It's been a big news day today for the Gig City and its Geek Hunt. Chattanooga was dubbed the Gig City soon after EPB brought ultra-high speed internet, the fastest in the Western Hemisphere, to all businesses and consumers in the area. Gig City is also the name of an organization that, along with its partners, is seeking to fuel Chattanooga's tech community, startup community, and bring fresh innovation to town. They explain on their website,
"At 20-200 times the maximum speed available in other communities, the Gig opens the door to unimagined ways to learn, play and conduct business. So Chattanooga is hosting a series of competitions through the summer of 2012 for students and entrepreneurs to launch future uses of this amazing speed. At stake in these competitions is up to $300,000 in cash prizes and seed investment capital.The largest award will bring $100,000 to the entrepreneurial team with the most viable business plan built during a 14-week business accelerator in the Gig Tank. A $50,000 cash prize will be awarded to the winning student idea launched in the Gig Tank right alongside startup entrepreneurs."
Another aspect of these initiatives is the international Geek Hunt, the mission of which is to find top talent to compete for the Gig Tank prizes:
"This summer we have invited the smartest and most creative entrepreneurs and students to join the Gig Tank. Part start-up accelerator, part think tank with one mission: imagine the future of the internet when bandwidth is no longer a barrier."The Geek Hunt has finally culminated, with 11 individuals who will brainstorm and collaborate to create new concepts for ways Chattanooga's fiber optic network can be used. Nooga.com reported today on the 11 "geeks," who are predominantly from the Southeast, although Brazil, Australia, and New Jersey are also represented. The process the "geeks" use to develop their ideas during their time in the Gig City is one of weekly collaboration with local business and tech experts.
"Every week on Wednesday, the students pitch ideas to mentors and judges. Each week, the winner of that pitch contest gets to start building a team that will help implement the idea. The hope is that these ideas turn into viable businesses.
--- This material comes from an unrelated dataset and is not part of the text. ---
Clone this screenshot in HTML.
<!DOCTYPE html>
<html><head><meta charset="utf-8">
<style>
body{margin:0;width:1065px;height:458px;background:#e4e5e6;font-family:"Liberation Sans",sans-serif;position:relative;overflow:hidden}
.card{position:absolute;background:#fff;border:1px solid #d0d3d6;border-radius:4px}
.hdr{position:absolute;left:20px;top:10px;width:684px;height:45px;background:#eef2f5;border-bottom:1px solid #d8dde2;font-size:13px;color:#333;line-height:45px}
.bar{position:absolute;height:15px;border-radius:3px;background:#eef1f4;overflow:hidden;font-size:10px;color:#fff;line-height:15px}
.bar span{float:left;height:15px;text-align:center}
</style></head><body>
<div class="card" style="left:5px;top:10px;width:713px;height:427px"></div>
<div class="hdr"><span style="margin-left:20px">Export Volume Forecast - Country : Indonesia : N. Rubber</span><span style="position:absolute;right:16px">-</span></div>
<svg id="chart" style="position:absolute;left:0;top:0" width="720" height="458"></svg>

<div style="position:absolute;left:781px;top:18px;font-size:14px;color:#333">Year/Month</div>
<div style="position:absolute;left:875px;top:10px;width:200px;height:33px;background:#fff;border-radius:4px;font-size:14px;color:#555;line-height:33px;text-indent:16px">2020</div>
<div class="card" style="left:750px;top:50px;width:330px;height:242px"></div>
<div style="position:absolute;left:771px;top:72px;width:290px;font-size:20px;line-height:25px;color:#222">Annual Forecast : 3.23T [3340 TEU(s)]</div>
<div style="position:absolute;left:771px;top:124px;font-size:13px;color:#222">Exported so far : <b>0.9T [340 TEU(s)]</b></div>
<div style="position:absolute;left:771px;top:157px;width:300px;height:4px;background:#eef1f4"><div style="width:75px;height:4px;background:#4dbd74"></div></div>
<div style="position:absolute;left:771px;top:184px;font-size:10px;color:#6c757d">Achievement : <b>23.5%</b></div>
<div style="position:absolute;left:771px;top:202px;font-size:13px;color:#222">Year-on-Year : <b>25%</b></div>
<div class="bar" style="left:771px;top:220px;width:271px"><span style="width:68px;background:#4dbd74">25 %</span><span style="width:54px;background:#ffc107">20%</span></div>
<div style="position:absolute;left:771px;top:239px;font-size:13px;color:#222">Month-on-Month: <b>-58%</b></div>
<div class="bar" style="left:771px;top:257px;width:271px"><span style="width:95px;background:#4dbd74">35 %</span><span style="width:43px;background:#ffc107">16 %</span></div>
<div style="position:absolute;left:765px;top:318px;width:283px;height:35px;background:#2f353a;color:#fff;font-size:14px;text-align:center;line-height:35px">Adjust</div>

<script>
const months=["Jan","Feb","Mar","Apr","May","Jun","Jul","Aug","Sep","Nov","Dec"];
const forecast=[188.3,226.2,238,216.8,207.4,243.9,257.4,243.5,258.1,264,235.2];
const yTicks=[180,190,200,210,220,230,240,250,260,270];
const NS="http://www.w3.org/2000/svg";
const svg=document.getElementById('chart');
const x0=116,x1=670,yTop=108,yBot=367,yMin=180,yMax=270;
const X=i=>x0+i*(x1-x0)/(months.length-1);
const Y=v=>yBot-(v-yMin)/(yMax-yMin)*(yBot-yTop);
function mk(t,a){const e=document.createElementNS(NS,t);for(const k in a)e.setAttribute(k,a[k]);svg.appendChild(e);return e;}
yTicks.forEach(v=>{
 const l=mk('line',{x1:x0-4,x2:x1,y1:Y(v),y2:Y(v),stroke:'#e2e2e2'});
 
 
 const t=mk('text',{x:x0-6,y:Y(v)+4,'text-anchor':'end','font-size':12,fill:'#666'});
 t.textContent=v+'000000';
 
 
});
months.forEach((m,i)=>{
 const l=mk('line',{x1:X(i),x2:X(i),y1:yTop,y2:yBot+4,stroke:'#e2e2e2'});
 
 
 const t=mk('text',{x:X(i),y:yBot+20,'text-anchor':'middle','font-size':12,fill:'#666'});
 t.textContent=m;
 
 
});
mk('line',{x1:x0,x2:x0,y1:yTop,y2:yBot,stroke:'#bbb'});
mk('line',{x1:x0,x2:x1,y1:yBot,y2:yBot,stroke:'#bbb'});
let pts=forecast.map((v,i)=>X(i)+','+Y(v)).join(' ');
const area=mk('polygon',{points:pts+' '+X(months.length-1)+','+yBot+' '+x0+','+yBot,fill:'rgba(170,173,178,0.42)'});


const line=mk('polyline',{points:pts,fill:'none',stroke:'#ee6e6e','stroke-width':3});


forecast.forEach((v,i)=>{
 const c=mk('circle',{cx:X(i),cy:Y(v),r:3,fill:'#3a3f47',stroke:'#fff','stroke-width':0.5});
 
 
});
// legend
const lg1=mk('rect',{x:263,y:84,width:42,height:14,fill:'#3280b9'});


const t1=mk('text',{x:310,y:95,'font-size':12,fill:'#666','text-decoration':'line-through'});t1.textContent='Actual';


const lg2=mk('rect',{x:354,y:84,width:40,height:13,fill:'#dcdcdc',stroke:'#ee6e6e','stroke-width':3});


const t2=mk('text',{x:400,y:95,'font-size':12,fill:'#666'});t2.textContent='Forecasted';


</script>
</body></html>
Having fresh, talented minds in Chattanooga is already a win."
Why is broadband internet revolutionizing Chattanooga and fueling such a well-funded search for talent and ideas? It's simple-- broadband of any kind saves small businesses money and helps them get off the ground. As noted by the Internet Innovation Alliance in April 2012, the Kaufman foundation found that "new firms create approximately three million jobs each year, and have created 40 million new jobs since 1980. Broadband is lowering the cost and barriers to entry for starting a new business, and access to this powerful resource provides entrepreneurs innovative tools, new networks and business opportunities." Kaufman also found that the top 10 areas that small businesses save in by paying for broadband include accounting, printing, telephone services, web development, use of mobile apps to increase efficient time management, logo design, overhead for office space as compared to telecommuting, incorporation of the business, newspaper subscriptions, and travel costs as compared to teleconferencing. Imagine what you can accomplish with broadband that is so much faster than the average connection!
The geeks have been imagining big so far-- According to Mozilla Ignite, some of the ideas the "geeks" have come up with so far include power consumption apps that track and compare energy usage in the area with data from the Smart Grid system, a live real-time 3D traffic map using data from local traffic sensors, a remote crowd-sourcing app that creates a virtual forum for students to interact with mentors to solve real-life problems, and an app that would allow greater "citizen engagement in city/regional planning by allowing residents to simulate the consequences of decisions & budget allocation in various areas."
Global Green Lighting's unique approach to using cloud computing, the Smart Grid, and LED technology to change the way streetlights are used and serviced has already been put to work, an idea that was completely separate from the Gig City and Geek Hunt initiatives. With one idea in motion and many more about to pour out of the Gig City "geek tank," Chattanooga has a lot to look forward, both in terms of jobs and quality of life. It's a great time to live and work in the Gig City.